How do I choose the right feedback device for a servo axis: incremental encoder, absolute encoder, or resolver?

Choose based on required positioning accuracy, homing behavior, environmental robustness, and power-loss recovery needs; absolute encoders reduce re-homing time, while resolvers are often preferred in harsh industrial environments. The feedback interface must be compatible with the drive and controller, and the overall system should meet the EMC and functional requirements of IEC 61800-3 and IEC 61800-5-1.

What communication protocol is best for integrating servo drives with PLCs and SCADA systems on global projects?

For deterministic motion control, EtherCAT, PROFINET IRT, or Sercos are commonly selected depending on the PLC platform and latency requirements, while Modbus TCP or OPC UA may be used for supervisory data exchange with SCADA. For interoperability on European projects, define the control network architecture clearly and ensure EMC compliance per IEC 61800-3 and system-level integration practices consistent with IEC 61131-3 and IEC 62443 where cybersecurity is in scope.

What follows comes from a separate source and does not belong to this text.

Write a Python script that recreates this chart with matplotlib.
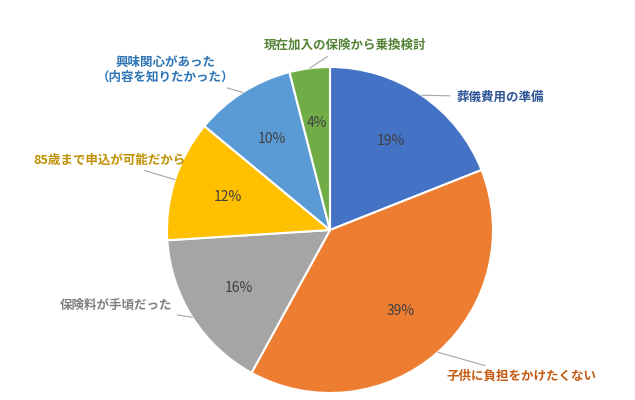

How do I manage regenerative braking energy from servo drives in a machine with frequent deceleration cycles?

If the load returns significant energy during deceleration, use a regenerative unit, shared DC bus, or braking resistor sized for the peak and average dissipation. The thermal and protection design should be checked against the drive manufacturer’s limits and IEC 61800-5-1, with panel temperature rise and component spacing verified under IEC 61439.

What EMC practices are critical when installing servo drives in mixed power and control panels?

Keep motor cables separated from signal and encoder wiring, use shielded cables with 360-degree termination, maintain proper grounding topology, and minimize high-frequency loop areas. EMC compliance for drive systems is addressed in IEC 61800-3, and the machine-level wiring and protective bonding practices should also conform to IEC 60204-1.

How should servo drives be commissioned and validated before handover on an EPC project?

Commissioning should include motor auto-tuning, direction checks, limit verification, acceleration/deceleration tests, safety function validation, and documentation of parameter backups and alarm logs. For European compliance, verify the machine against IEC 60204-1, validate safety functions per IEC 61800-5-2, and ensure the final control system documentation supports FAT/SAT and maintenance handover requirements.